--- START OF EXERCISE INPUT ---

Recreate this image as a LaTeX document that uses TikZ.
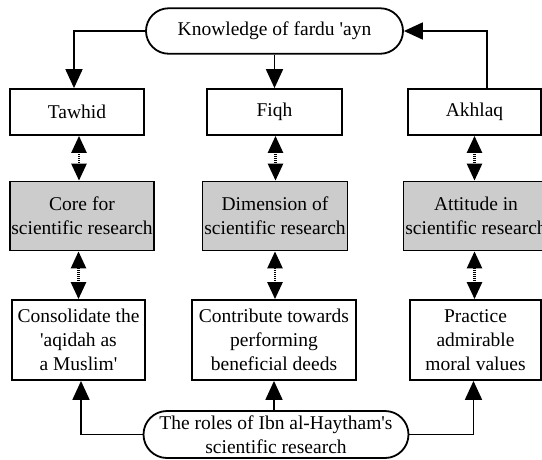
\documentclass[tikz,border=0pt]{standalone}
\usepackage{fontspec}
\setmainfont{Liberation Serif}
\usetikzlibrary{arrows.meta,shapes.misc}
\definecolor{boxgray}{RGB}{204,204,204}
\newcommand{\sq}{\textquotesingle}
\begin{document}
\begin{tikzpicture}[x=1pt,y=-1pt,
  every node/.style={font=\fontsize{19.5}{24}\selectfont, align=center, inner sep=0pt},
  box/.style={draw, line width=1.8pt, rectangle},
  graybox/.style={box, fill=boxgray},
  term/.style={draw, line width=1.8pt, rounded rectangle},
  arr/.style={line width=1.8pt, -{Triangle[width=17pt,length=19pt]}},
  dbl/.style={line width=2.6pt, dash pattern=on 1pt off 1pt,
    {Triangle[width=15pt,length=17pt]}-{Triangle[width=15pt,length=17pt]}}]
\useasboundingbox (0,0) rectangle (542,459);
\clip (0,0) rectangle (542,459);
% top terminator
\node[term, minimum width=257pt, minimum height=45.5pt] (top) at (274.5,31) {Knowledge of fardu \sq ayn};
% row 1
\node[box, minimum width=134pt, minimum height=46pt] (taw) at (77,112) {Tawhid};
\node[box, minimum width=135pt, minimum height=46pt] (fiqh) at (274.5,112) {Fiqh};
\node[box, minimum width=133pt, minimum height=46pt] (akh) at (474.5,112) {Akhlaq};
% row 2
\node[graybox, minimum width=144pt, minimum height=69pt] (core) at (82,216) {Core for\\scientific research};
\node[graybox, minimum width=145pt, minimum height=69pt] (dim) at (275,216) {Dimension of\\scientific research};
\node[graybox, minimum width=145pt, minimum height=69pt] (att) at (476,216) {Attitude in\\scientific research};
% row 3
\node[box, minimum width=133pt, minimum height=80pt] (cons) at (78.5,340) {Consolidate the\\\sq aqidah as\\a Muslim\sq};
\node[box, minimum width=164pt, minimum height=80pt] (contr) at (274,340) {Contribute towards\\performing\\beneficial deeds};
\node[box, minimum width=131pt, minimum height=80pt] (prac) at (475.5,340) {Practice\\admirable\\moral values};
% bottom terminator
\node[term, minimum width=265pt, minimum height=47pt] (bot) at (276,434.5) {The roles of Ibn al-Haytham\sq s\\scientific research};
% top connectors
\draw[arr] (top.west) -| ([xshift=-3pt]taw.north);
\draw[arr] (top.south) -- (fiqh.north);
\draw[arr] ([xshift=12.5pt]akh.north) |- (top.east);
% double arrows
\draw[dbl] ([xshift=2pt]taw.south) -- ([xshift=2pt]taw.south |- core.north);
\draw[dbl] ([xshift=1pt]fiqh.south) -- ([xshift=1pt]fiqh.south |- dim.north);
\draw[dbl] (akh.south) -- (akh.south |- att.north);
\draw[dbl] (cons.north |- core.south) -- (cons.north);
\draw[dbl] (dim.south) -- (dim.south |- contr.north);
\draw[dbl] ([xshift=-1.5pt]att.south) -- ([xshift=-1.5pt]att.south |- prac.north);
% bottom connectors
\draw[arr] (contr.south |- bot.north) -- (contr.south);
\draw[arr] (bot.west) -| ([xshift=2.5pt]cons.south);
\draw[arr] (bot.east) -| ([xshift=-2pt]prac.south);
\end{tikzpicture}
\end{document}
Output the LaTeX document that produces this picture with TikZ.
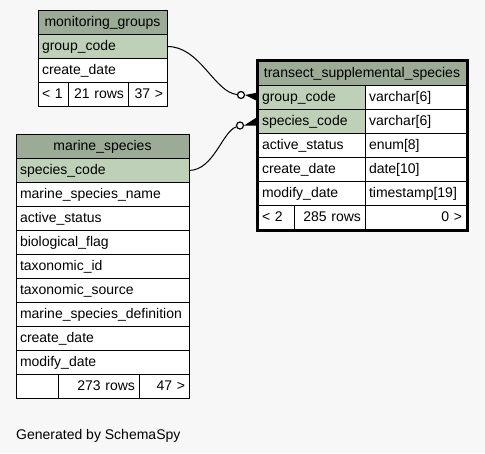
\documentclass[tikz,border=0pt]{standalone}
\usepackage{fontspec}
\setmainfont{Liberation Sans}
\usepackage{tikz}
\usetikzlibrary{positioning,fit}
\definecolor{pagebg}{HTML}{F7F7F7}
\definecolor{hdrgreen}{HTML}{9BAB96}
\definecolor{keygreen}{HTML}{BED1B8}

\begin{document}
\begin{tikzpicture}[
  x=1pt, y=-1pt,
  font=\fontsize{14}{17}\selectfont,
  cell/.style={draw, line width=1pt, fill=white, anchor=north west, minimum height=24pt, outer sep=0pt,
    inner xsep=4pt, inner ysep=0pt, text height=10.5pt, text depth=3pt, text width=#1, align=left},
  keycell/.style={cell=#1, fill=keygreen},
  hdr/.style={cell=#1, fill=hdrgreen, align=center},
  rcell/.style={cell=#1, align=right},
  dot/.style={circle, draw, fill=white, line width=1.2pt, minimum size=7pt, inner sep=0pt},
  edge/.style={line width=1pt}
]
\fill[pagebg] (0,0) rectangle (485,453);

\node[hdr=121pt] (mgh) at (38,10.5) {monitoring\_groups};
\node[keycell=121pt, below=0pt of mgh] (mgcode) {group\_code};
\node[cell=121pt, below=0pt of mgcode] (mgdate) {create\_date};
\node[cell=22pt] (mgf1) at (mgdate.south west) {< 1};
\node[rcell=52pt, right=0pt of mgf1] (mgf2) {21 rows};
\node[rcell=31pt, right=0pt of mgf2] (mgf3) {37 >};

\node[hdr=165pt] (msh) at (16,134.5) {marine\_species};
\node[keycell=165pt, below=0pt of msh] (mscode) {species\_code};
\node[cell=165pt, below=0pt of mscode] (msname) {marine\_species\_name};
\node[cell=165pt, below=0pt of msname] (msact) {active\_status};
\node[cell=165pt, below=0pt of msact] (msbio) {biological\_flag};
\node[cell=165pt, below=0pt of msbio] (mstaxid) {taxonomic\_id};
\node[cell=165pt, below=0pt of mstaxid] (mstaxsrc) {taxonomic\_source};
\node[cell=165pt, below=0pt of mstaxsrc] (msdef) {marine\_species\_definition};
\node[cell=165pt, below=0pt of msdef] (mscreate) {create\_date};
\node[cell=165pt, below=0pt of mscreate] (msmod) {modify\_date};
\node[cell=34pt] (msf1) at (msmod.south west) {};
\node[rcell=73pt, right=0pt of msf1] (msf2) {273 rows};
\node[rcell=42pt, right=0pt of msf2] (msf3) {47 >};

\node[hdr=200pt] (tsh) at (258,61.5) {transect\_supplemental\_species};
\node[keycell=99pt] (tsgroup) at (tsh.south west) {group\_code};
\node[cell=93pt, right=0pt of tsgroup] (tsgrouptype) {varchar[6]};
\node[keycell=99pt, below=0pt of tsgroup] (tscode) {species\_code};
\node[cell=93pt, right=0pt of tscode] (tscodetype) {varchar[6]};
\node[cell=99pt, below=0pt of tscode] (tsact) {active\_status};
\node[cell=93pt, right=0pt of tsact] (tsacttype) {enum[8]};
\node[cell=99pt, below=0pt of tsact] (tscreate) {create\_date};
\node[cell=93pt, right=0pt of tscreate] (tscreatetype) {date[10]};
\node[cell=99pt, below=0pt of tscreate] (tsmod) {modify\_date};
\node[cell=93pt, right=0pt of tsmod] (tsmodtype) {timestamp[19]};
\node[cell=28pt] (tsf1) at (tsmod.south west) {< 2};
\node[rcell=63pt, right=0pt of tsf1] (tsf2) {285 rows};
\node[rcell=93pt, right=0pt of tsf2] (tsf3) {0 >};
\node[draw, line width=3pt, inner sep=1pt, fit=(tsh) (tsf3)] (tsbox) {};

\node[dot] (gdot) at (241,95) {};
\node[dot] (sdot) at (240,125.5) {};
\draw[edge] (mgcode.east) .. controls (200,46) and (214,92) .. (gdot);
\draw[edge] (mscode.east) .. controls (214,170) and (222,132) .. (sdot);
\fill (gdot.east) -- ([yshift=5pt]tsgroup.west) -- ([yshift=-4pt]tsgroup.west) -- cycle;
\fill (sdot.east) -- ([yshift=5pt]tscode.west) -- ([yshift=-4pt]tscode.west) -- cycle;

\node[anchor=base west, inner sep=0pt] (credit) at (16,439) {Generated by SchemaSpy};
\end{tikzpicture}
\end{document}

--- END OF EXERCISE INPUT ---

Go through the material line by line. Show each line that contains the string "this".

== EXERCISE SOLUTION ==
Recreate this image as a LaTeX document that uses TikZ.
Output the LaTeX document that produces this picture with TikZ.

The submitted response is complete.